Something that's subtler, but a real pet peeve of mine, are errors in continuity, facts, or logic.
"Continuity" is probably the least familiar term from that list. It refers to keeping everything consistent. If a character's wedding ring is gold in the first scene it doesn't become titanium half-way through the book. (Well, unless it's a different ring, of course...) Or, a character who has a lackadaisical manner to their speech and uses lots of slang doesn't start sounding live Jeeves the butler partway through the story. (Again, unless there's a reason for the change.) When continuity fails, it pulls the reader out of the story -- reminds them that they are reading -- and that makes the experience suffer.
The concept of a factual error is pretty straightforward. Saying that the Declaration of Independence was signed in 1800 is going to throw your readers for a major loop unless you're writing an alternate history story. One that was particularly jarring for me, so much so that I wrote a whole blog post about it on my short-lived earlier blog, was a factual error in the novel Let the Right One In. It's set in Sweden in the early 1980s and near the beginning of the book, there's a reference to a character owning a lot of Goosebumps books. One problem... The Goosebumps series didn't start until about 10 years later! I was so baffled by that reference that I went looking on the internet to see if maybe the American series was a recreation of a European series of stories from earlier decades. As far as I could tell then (and now) that wasn't the case and it was simply a mistake either on the part of the author or (more likely, I suspect) the translator. I read this book over two years ago and I still remember this. Maybe (OK, probably) that says something about me. Still, getting facts wrong in your story can make readers feel unhappy. So, best not to do that!
Logic errors are those times when you're reading a story and two and two adds up to three or five. These are the hardest of this group to describe and aren't usually the sort of thing that just jumps up and smacks you in the face. One example would be the "idiot plot" story where the story happening as the writer tells it depends on one or more characters acting like a blithering idiot. Say there's a heist story where the thieves' plan depends on getting a security guard away from their post for ten minutes. A simple false alarm for a fire probably isn't going to be enough for that. If you show the guard going off to investigate the alarm and not coming back for an excessively long time, there'd better be a reason. (You could have, for example, have previously established that the guard hated being at their station and would use any excuse to stay away for a few extra minutes. That's not a great example, but you get the idea.)

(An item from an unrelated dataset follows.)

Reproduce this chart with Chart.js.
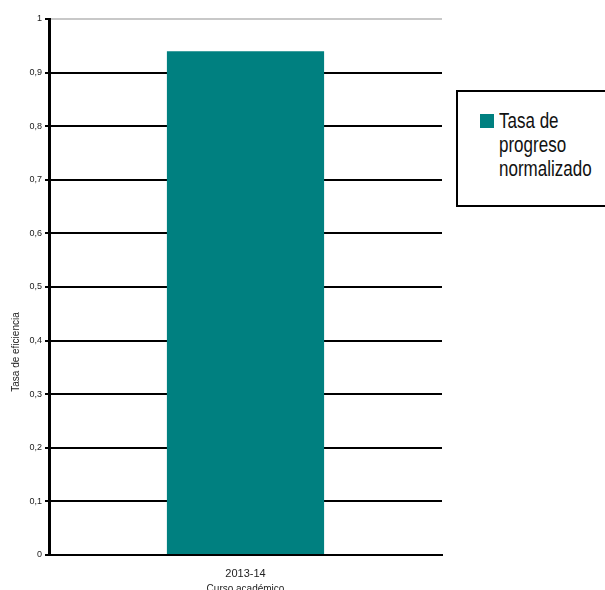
<!DOCTYPE html>
<html>
<head>
<meta charset="utf-8">
<script src="https://cdn.jsdelivr.net/npm/chart.js@4"></script>
<style>
    html, body { margin: 0; padding: 0; background: #fff; }
    #wrap { position: relative; width: 605px; height: 590px; overflow: hidden; }
    #legend {
        position: absolute; left: 456px; top: 90px; width: 160px; height: 113px;
        border: 2px solid #000; background: #fff;
        font-family: "Liberation Sans", Arial, sans-serif;
        font-size: 17px; line-height: 19px; color: #111;
    }
    #legend .sw { position: absolute; left: 22px; top: 22px; width: 14px; height: 14px; }
    #legend .tx {
        position: absolute; left: 41px; top: 17px; width: 110px;
        transform: scaleY(1.27); transform-origin: 0 0;
    }
</style>
</head>
<body>
<div id="wrap">
    <canvas id="c" width="605" height="590"></canvas>
    <div id="legend"></div>
</div>
<script>
(function () {
    // Single bar, y axis 0..1 with comma decimals.

    var categories = ['2013-14'];
    var seriesName = 'Tasa de progreso normalizado';
    var values = [0.94];
    var yTickLabels = ['0', '0,1', '0,2', '0,3', '0,4', '0,5', '0,6', '0,7', '0,8', '0,9', '1'];
    var yTitle = 'Tasa de eficiencia';
    var xTitle = 'Curso académico';

    var barColor = '#008080';
    var font = '"Liberation Sans", Arial, sans-serif';

    // legend as plain html, text wraps like the original box
    var legend = document.getElementById('legend');
    legend.innerHTML = '<div class="sw" style="background:' + barColor + '"></div>' +
        '<div class="tx">Tasa de<br>progreso<br>normalizado</div>';

    var yTitlePlugin = {
        id: 'yTitle',
        afterDraw: function (chart) {
            var ctx = chart.ctx;
            ctx.save();
            ctx.translate(16, 352);
            ctx.rotate(-Math.PI / 2);
            ctx.font = '10px ' + font;
            ctx.fillStyle = '#222';
            ctx.textAlign = 'center';
            ctx.textBaseline = 'middle';
            ctx.fillText(yTitle, 0, 0);
            ctx.restore();
        }
    };

    new Chart(document.getElementById('c'), {
        type: 'bar',
        data: {
            labels: categories,
            datasets: [{
                label: seriesName,
                data: values,
                backgroundColor: barColor,
                borderWidth: 0,
                categoryPercentage: 0.4,
                barPercentage: 1
            }]
        },
        options: {
            responsive: false,
            animation: false,
            layout: { padding: { top: 19, right: 163, left: 0, bottom: 0 } },
            plugins: {
                legend: { display: false },
                tooltip: { enabled: false }
            },
            scales: {
                x: {
                    grid: { display: false },
                    border: { color: '#000', width: 2 },
                    ticks: { color: '#222', font: { family: font, size: 11 }, padding: 4 },
                    title: {
                        display: true, text: xTitle, color: '#222',
                        font: { family: font, size: 10 }, padding: { top: 0, bottom: -5 }
                    },
                    afterFit: function (s) { s.height = 35; }
                },
                y: {
                    min: 0,
                    max: 1,
                    ticks: {
                        stepSize: 0.1,
                        color: '#222',
                        font: { family: font, size: 9 },
                        padding: 3,
                        callback: function (v, i) { return yTickLabels[i]; }
                    },
                    grid: {
                        color: function (c) { return c.tick && c.tick.value >= 1 ? '#c8c8c8' : '#000'; },
                        tickColor: '#000',
                        lineWidth: 2,
                        tickLength: 4
                    },
                    border: { color: '#000', width: 3 },
                    afterFit: function (s) { s.width = 49; }
                }
            }
        },
        plugins: [yTitlePlugin]
    });
})();
</script>
</body>
</html>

Ultimately, all of this comes down to keeping your reader immersed in the story and not reminding them that they're reading words on a page (or screen) that someone else wrote. Sure, you want them remembering your name, but you don't really want them thinking about it when they should be thinking about your characters and all the awful situations you're putting them in!
Do you have pet peeves when you're reading fiction that yank you out of the story?